The task> Repeat the listing exactly as given, omitting every image.

-- Start --

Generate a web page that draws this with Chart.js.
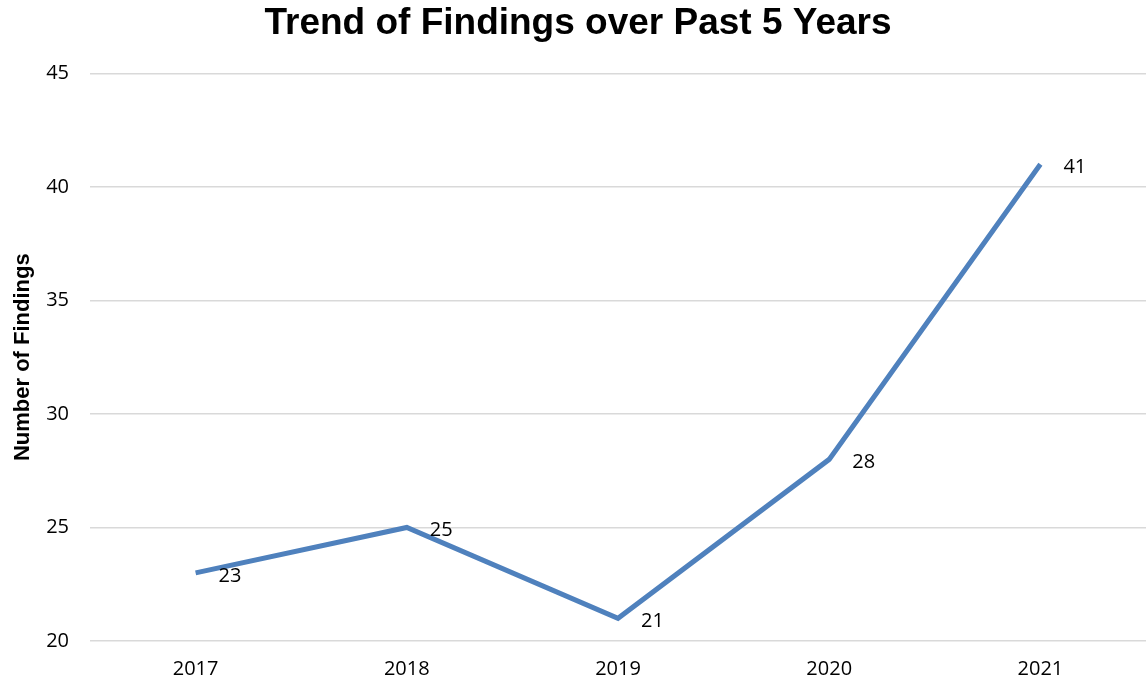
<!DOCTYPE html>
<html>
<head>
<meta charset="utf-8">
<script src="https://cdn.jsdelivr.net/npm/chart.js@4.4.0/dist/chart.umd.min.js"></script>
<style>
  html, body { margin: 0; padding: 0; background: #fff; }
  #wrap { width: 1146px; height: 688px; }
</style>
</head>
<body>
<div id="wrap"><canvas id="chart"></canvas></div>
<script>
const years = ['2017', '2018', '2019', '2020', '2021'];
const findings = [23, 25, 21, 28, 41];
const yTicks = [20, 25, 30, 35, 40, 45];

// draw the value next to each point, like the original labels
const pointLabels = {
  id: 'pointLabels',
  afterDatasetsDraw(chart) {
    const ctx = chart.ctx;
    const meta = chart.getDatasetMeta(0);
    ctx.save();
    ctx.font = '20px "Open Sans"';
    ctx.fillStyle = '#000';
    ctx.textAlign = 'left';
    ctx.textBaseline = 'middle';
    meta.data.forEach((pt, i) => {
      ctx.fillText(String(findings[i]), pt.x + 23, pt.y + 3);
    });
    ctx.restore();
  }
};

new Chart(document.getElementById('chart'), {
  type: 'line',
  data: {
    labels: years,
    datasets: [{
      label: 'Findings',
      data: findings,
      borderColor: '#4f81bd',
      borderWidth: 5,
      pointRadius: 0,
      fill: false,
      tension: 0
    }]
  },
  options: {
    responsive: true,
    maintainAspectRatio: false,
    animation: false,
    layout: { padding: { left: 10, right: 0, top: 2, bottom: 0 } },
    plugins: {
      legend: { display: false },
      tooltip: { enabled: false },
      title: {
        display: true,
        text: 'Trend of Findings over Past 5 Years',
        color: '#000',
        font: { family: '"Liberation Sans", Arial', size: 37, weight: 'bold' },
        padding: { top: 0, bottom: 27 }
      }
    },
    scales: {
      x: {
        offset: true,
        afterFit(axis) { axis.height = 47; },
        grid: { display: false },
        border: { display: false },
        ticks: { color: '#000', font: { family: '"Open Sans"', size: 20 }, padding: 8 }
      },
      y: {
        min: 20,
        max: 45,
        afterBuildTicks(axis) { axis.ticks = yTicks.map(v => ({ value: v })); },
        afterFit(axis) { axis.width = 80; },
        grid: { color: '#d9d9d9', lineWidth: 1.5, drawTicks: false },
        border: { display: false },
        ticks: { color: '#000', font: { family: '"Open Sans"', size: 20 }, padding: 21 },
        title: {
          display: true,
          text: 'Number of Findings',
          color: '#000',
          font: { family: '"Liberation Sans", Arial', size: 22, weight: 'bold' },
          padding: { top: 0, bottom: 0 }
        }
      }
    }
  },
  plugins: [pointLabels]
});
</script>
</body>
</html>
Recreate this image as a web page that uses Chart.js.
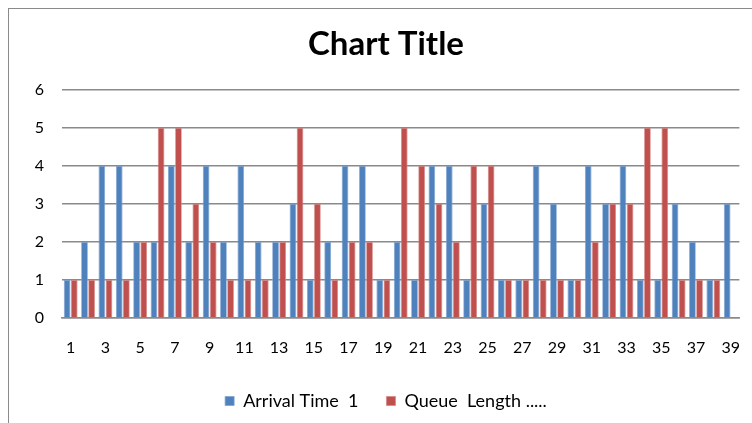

-- End --

Response>
Generate a web page that draws this with Chart.js.
<!DOCTYPE html>
<html>
<head>
<meta charset="utf-8">
<script src="https://cdn.jsdelivr.net/npm/chart.js@4.4.0/dist/chart.umd.min.js"></script>
<style>
  html, body { margin: 0; padding: 0; background: #fff; }
  #wrap { width: 1146px; height: 688px; }
</style>
</head>
<body>
<div id="wrap"><canvas id="chart"></canvas></div>
<script>
const years = ['2017', '2018', '2019', '2020', '2021'];
const findings = [23, 25, 21, 28, 41];
const yTicks = [20, 25, 30, 35, 40, 45];

// draw the value next to each point, like the original labels
const pointLabels = {
  id: 'pointLabels',
  afterDatasetsDraw(chart) {
    const ctx = chart.ctx;
    const meta = chart.getDatasetMeta(0);
    ctx.save();
    ctx.font = '20px "Open Sans"';
    ctx.fillStyle = '#000';
    ctx.textAlign = 'left';
    ctx.textBaseline = 'middle';
    meta.data.forEach((pt, i) => {
      ctx.fillText(String(findings[i]), pt.x + 23, pt.y + 3);
    });
    ctx.restore();
  }
};

new Chart(document.getElementById('chart'), {
  type: 'line',
  data: {
    labels: years,
    datasets: [{
      label: 'Findings',
      data: findings,
      borderColor: '#4f81bd',
      borderWidth: 5,
      pointRadius: 0,
      fill: false,
      tension: 0
    }]
  },
  options: {
    responsive: true,
    maintainAspectRatio: false,
    animation: false,
    layout: { padding: { left: 10, right: 0, top: 2, bottom: 0 } },
    plugins: {
      legend: { display: false },
      tooltip: { enabled: false },
      title: {
        display: true,
        text: 'Trend of Findings over Past 5 Years',
        color: '#000',
        font: { family: '"Liberation Sans", Arial', size: 37, weight: 'bold' },
        padding: { top: 0, bottom: 27 }
      }
    },
    scales: {
      x: {
        offset: true,
        afterFit(axis) { axis.height = 47; },
        grid: { display: false },
        border: { display: false },
        ticks: { color: '#000', font: { family: '"Open Sans"', size: 20 }, padding: 8 }
      },
      y: {
        min: 20,
        max: 45,
        afterBuildTicks(axis) { axis.ticks = yTicks.map(v => ({ value: v })); },
        afterFit(axis) { axis.width = 80; },
        grid: { color: '#d9d9d9', lineWidth: 1.5, drawTicks: false },
        border: { display: false },
        ticks: { color: '#000', font: { family: '"Open Sans"', size: 20 }, padding: 21 },
        title: {
          display: true,
          text: 'Number of Findings',
          color: '#000',
          font: { family: '"Liberation Sans", Arial', size: 22, weight: 'bold' },
          padding: { top: 0, bottom: 0 }
        }
      }
    }
  },
  plugins: [pointLabels]
});
</script>
</body>
</html>
Recreate this image as a web page that uses Chart.js.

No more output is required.